The next 12 months will likely bring increases in both adoption rates and the overall amount invested in ETFs. Approximately a quarter of Continental European institutions and 20% of UK pension schemes invest in ETFs, and 17% of institutions on the Continent not currently investing in ETFs plan to start using the funds in the next year. Over the same period, more than a third (35%) of investors in Continental Europe plan to increase their investments in ETFs.
ETF allocations among institutional users now account for nearly a tenth (9.3%) of their portfolios, an increase from 7.2% in 2014. The products were most popular amongst asset managers with nearly three-quarters (72%) using ETFs and allocating the highest proportion of total assets (10%) to them.
ETFs are most commonly used by European institutions to access equity markets, with 94% having integrated ETFs into their equity portfolio. Beyond equities, six in 10 ETF investors are using them to access fixed income markets and four in 10 access other asset classes, including commodities and real estate. Similarly, the funds are increasingly used as a cost effective replacement for derivatives.
Top five drivers of ETF usage
According to the report, five factors will drive the expansion of ETFs throughout institutional investment portfolios in Europe:
1. Bond ETFs to thrive: six in 10 ETF investors use them to access fixed income markets, with nearly a quarter only starting to do so in the past two years. The primary drivers among bond users are ease of use (72%), liquidity (69%) and single trade diversification (69%). BlackRock predicts global fixed income ETF assets could surpass $2trn by 2025.
2. Strategic uses on the rise: ETF holdings are nearly evenly split between strategic and tactical assets (51% vs. 49%). But a steady growth of institutions using ETFs for activities such as rebalancing (over 55%) point to continued adoption.
3. ETFs are replacing derivatives: Almost half of respondents shifted from derivative products to ETFs in the past year, with 17% doing so because of operational simplicity and another 17% switching because ETFs were cheaper. In the coming year, 41% of institutional investors plan to replace an existing equity futures position with an ETF, nearly one in five (19%) plan to do so with fixed income positions and one in ten (11%) are expecting to replace commodities positions.

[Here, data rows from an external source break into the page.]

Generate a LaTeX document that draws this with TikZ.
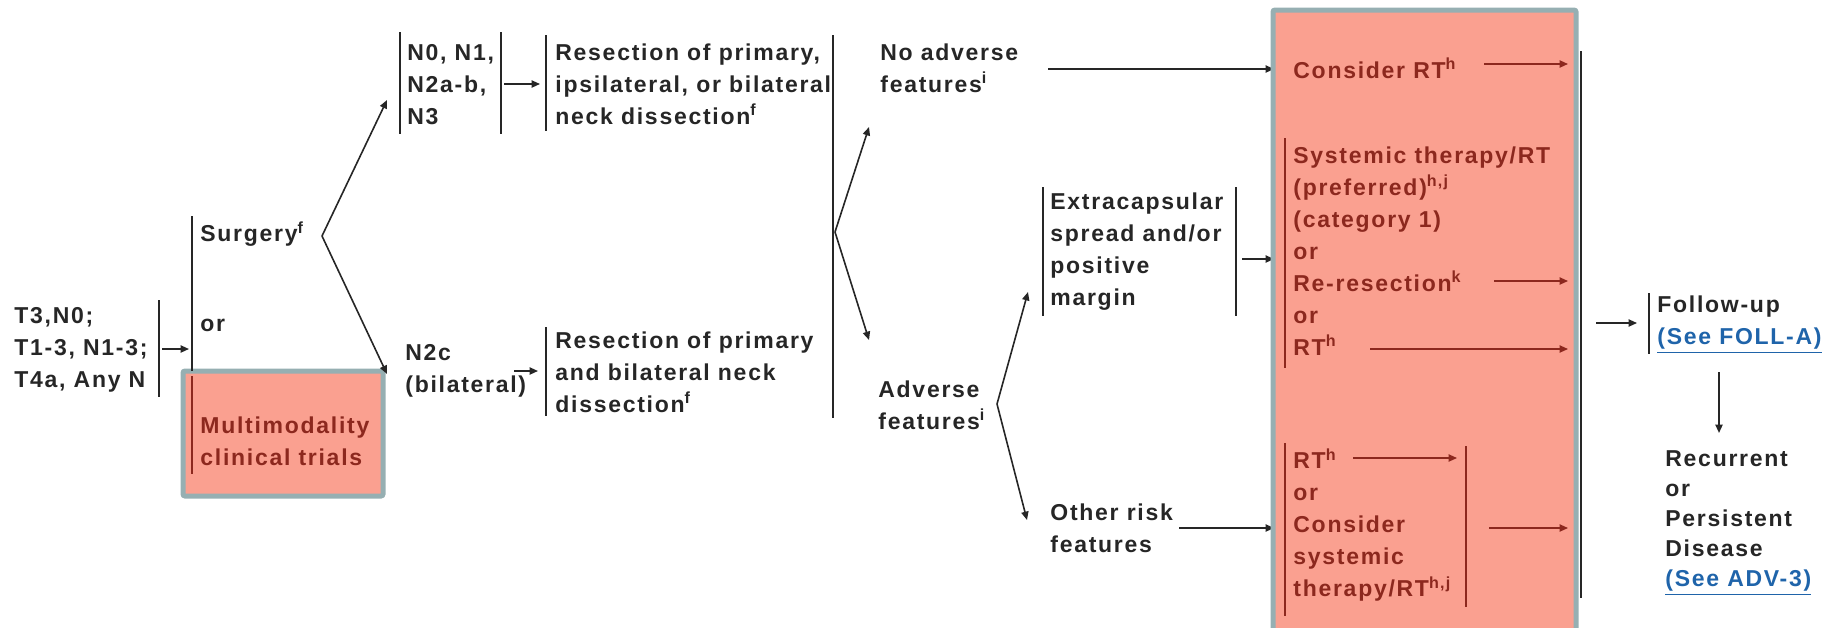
\documentclass[tikz,border=0pt]{standalone}
\usepackage{fontspec}
\newfontfamily\dfont{Liberation Sans}[LetterSpace=7.5]
\usetikzlibrary{arrows.meta}
\definecolor{tdark}{HTML}{262626}
\definecolor{bred}{HTML}{8C281E}
\definecolor{bfill}{HTML}{FAA090}
\definecolor{bedge}{HTML}{96AFB2}
\definecolor{lblue}{HTML}{1F64AA}
\newcommand{\spr}[1]{\textsuperscript{#1}}
\newcommand{\lnk}[1]{\textcolor{lblue}{\underline{#1}}}
\begin{document}
\begin{tikzpicture}[x=0.5pt,y=-0.5pt,
 txt/.style={font=\dfont\bfseries\fontsize{11.5}{16}\selectfont, text=tdark, align=left, anchor=west, inner sep=0pt},
 rtxt/.style={txt, text=bred},
 bar/.style={draw=tdark, line width=0.9pt},
 rbar/.style={draw=bred, line width=0.9pt},
 arr/.style={draw=tdark, line width=0.8pt, -{Triangle[length=4.2pt,width=3.6pt]}},
 rarr/.style={arr, draw=bred},
 fbox/.style={draw=bedge, line width=2.5pt, fill=bfill, rounded corners=1pt, inner sep=0pt, outer sep=0pt, anchor=north west}
]
\useasboundingbox (0,0) rectangle (1841,627);
% coordinates
\coordinate (tb1) at (159,300); \coordinate (tb2) at (159,397);
\coordinate (ta1) at (162,349); \coordinate (ta2) at (189,349);
\coordinate (sb1) at (192,216); \coordinate (sb2) at (192,371);
\coordinate (sb3) at (192,376); \coordinate (sb4) at (192,474);
\coordinate (sf) at (322,236); \coordinate (sfu) at (387,100); \coordinate (sfd) at (387,374);
\coordinate (nb1) at (400,32); \coordinate (nb2) at (400,134);
\coordinate (nb3) at (501,32); \coordinate (nb4) at (501,134);
\coordinate (na1) at (504,84); \coordinate (na2) at (540,84);
\coordinate (rb1) at (546,35); \coordinate (rb2) at (546,131);
\coordinate (ca1) at (514,371); \coordinate (ca2) at (538,371);
\coordinate (rb3) at (546,327); \coordinate (rb4) at (546,416);
\coordinate (bb1) at (833,35); \coordinate (bb2) at (833,418);
\coordinate (ff) at (835,232); \coordinate (ffu) at (869,127); \coordinate (ffd) at (869,340);
\coordinate (na) at (1048,69); \coordinate (naE) at (1274,69);
\coordinate (af) at (997,404); \coordinate (afu) at (1028,292); \coordinate (afd) at (1027,520);
\coordinate (eb1) at (1043,187); \coordinate (eb2) at (1043,316);
\coordinate (eb3) at (1236,187); \coordinate (eb4) at (1236,316);
\coordinate (ea) at (1242,259); \coordinate (eaE) at (1274,259);
\coordinate (oa) at (1179,528); \coordinate (oaE) at (1274,528);
% incoming lines (under the box border)
\draw[arr] (na) -- (naE);
\draw[arr] (ea) -- (eaE);
\draw[arr] (oa) -- (oaE);
% boxes
\node[fbox, minimum width=100pt, minimum height=62.5pt] (lbox) at (183,371) {};
\node[fbox, minimum width=151.5pt, minimum height=320pt] (rbox) at (1273,10) {};
% left part
\node[txt] (T) at (14,350) {T3,N0;\\T1-3, N1-3;\\T4a, Any N};
\node[txt] (surg) at (200,234) {Surgery\spr{f}};
\node[txt] (or1) at (200,325) {or};
\node[rtxt] (multi) at (200,441) {Multimodality\\clinical trials};
\draw[bar] (tb1) -- (tb2);
\draw[arr] (ta1) -- (ta2);
\draw[bar] (sb1) -- (sb2);
\draw[rbar] (sb3) -- (sb4);
\draw[arr] (sf) -- (sfu);
\draw[arr] (sf) -- (sfd);
% N groups
\node[txt] (n0) at (407,85) {N0, N1,\\N2a-b,\\N3};
\node[txt] (n2c) at (405,371) {N2c\\(bilateral)};
\draw[bar] (nb1) -- (nb2);
\draw[bar] (nb3) -- (nb4);
\draw[arr] (na1) -- (na2);
\draw[arr] (ca1) -- (ca2);
\node[txt] (res1) at (555,84) {Resection of primary,\\ipsilateral, or bilateral\\neck dissection\spr{f}};
\node[txt] (res2) at (555,372) {Resection of primary\\and bilateral neck\\dissection\spr{f}};
\draw[bar] (rb1) -- (rb2);
\draw[bar] (rb3) -- (rb4);
\draw[bar] (bb1) -- (bb2);
\draw[arr] (ff) -- (ffu);
\draw[arr] (ff) -- (ffd);
% features
\node[txt] (noadv) at (880,68) {No adverse\\features\spr{i}};
\node[txt] (adv) at (878,405) {Adverse\\features\spr{i}};
\draw[arr] (af) -- (afu);
\draw[arr] (af) -- (afd);
\node[txt] (extra) at (1050,252) {Extracapsular\\spread and/or\\positive\\margin};
\draw[bar] (eb1) -- (eb2);
\draw[bar] (eb3) -- (eb4);
\node[txt] (other) at (1050,528) {Other risk\\features};
% inside right box
\node[rtxt] (consider) at (1293,68) {Consider RT\spr{h}};
\node[rtxt] (sys) at (1293,251) {Systemic therapy/RT\\(preferred)\spr{h,j}\\(category 1)\\or\\Re-resection\spr{k}\\or\\RT\spr{h}};
\node[rtxt] (rt2) at (1293,525) {RT\spr{h}\\or\\Consider\\systemic\\therapy/RT\spr{h,j}};
\coordinate (c1) at (1484,64); \coordinate (c2) at (1568,64);
\coordinate (s1) at (1285,138); \coordinate (s2) at (1285,368);
\coordinate (r1) at (1494,281); \coordinate (r2) at (1568,281);
\coordinate (q1) at (1370,349); \coordinate (q2) at (1568,349);
\coordinate (g1) at (1285,443); \coordinate (g2) at (1285,616);
\coordinate (h1) at (1353,458); \coordinate (h2) at (1457,458);
\coordinate (g3) at (1466,446); \coordinate (g4) at (1466,607);
\coordinate (k1) at (1489,528); \coordinate (k2) at (1568,528);
\draw[rarr] (c1) -- (c2);
\draw[rbar] (s1) -- (s2);
\draw[rarr] (r1) -- (r2);
\draw[rarr] (q1) -- (q2);
\draw[rbar] (g1) -- (g2);
\draw[rarr] (h1) -- (h2);
\draw[rbar] (g3) -- (g4);
\draw[rarr] (k1) -- (k2);
% right part
\coordinate (v1) at (1581,51); \coordinate (v2) at (1581,598);
\coordinate (fa1) at (1596,323); \coordinate (fa2) at (1637,323);
\coordinate (fb1) at (1649,293); \coordinate (fb2) at (1649,354);
\coordinate (d1) at (1719,372); \coordinate (d2) at (1719,433);
\draw[bar] (v1) -- (v2);
\draw[arr] (fa1) -- (fa2);
\draw[bar] (fb1) -- (fb2);
\node[txt] (fu) at (1657,325) {Follow-up\\\lnk{(See FOLL-A)}};
\draw[arr] (d1) -- (d2);
\node[txt, font=\dfont\bfseries\fontsize{11.5}{15}\selectfont] (rec) at (1665,523) {Recurrent\\or\\Persistent\\Disease\\\lnk{(See ADV-3)}};
\end{tikzpicture}
\end{document}
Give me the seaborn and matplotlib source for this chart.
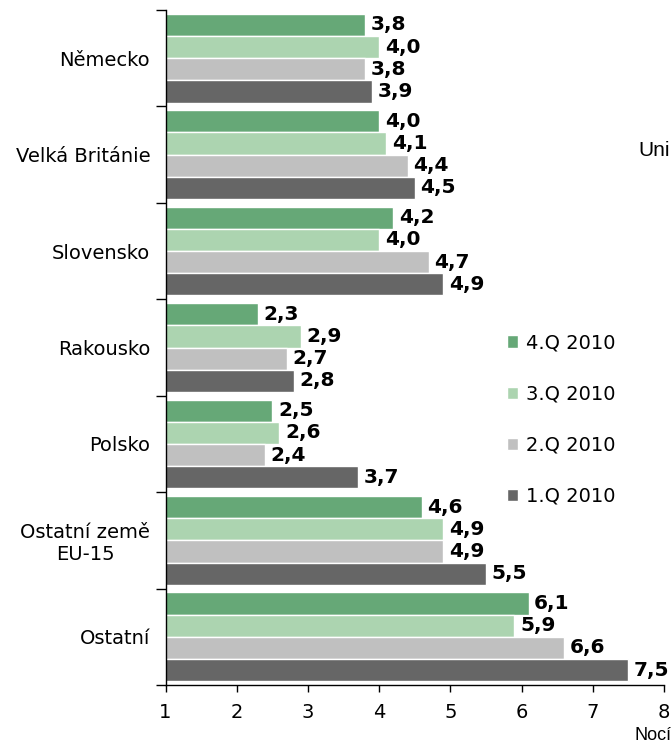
import pandas as pd
import matplotlib.pyplot as plt
import seaborn as sns

# Data
countries = ['Německo', 'Velká Británie', 'Slovensko', 'Rakousko', 'Polsko',
             'Ostatní země\nEU-15', 'Ostatní']
quarters = ['4.Q 2010', '3.Q 2010', '2.Q 2010', '1.Q 2010']
q4 = [3.8, 4.0, 4.2, 2.3, 2.5, 4.6, 6.1]
q3 = [4.0, 4.1, 4.0, 2.9, 2.6, 4.9, 5.9]
q2 = [3.8, 4.4, 4.7, 2.7, 2.4, 4.9, 6.6]
q1 = [3.9, 4.5, 4.9, 2.8, 3.7, 5.5, 7.5]
colors = ['#66a877', '#acd4b0', '#c0c0c0', '#666666']

df = pd.DataFrame({'country': countries * 4,
                   'quarter': [q for q in quarters for _ in countries],
                   'value': q4 + q3 + q2 + q1})

sns.set_style('white')
plt.rcParams['font.family'] = ['DejaVu Sans']
plt.rcParams['text.color'] = 'black'
plt.rcParams['xtick.color'] = 'black'
plt.rcParams['ytick.color'] = 'black'

fig = plt.figure(figsize=(6.72, 7.44), dpi=100)
ax = fig.add_axes([165.5 / 672, 1 - 685 / 744, (664 - 165.5) / 672, (685 - 10) / 744])

sns.barplot(data=df, y='country', x='value', hue='quarter', order=countries,
            hue_order=quarters, palette=colors, saturation=1, orient='h', width=0.92,
            edgecolor='white', linewidth=1, ax=ax)

ax.set_xlim(1, 8)
ax.set_ylim(len(countries) - 0.5, -0.5)
ax.set_xticks(range(1, 9))
ax.set_yticks([i - 0.5 for i in range(len(countries) + 1)], minor=False)
ax.set_yticklabels([])
ax.set_yticks(range(len(countries)), minor=True)
ax.set_yticklabels(countries, minor=True, fontsize=14, ha='right', multialignment='center')
ax.tick_params(axis='y', which='minor', length=0, pad=11)
ax.tick_params(axis='y', which='major', length=7, width=1, direction='out', left=True)
ax.tick_params(axis='x', length=5, width=1, direction='out', bottom=True, labelsize=14, pad=8)
ax.set_xlabel('')
ax.set_ylabel('')
for s in ['top', 'right']:
    ax.spines[s].set_visible(False)
for s in ['left', 'bottom']:
    ax.spines[s].set_color('black')
    ax.spines[s].set_linewidth(1)

for cont in ax.containers:
    labels = [f'{v:.1f}'.replace('.', ',') for v in cont.datavalues]
    ax.bar_label(cont, labels=labels, padding=4, fontsize=14.5, fontweight='bold', clip_on=False)

handles, labs = ax.get_legend_handles_labels()
ax.legend(handles, labs, loc='upper left', bbox_to_anchor=(489 / 672, 1 - 316 / 744),
          bbox_transform=fig.transFigure, frameon=False, fontsize=14, handlelength=0.6,
          handleheight=0.6, handletextpad=0.4, labelspacing=1.65)

fig.text(638 / 672, 1 - 150 / 744, 'Uni', fontsize=15, family='Liberation Sans', va='center')
fig.text(634 / 672, 1 - 736 / 744, 'Nocí', fontsize=13, family='Liberation Sans', va='center')

plt.savefig('out.png', dpi=100)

4. In with the new, smart beta ETFs gains traction: over a fifth of institutional investors are investing in smart beta (non-market-cap weighted) ETFs, with these products particularly popular among asset managers. Nearly six in 10 (57%) of current users of smart beta funds plan to increase their allocation in the next year, with half expecting to increase allocations by 10% or more.
5. ETFs to benefit from multi-asset boom: demand for multi-asset portfolios among institutional investors is growing. Nearly four in five (79%) asset managers use ETFs in their portfolios, and over a fifth (22%) of total assets are invested through an ETF. Approximately one quarter of asset managers are likely, or very likely to offer, a strategy made only of, or predominately of, ETFs in the future.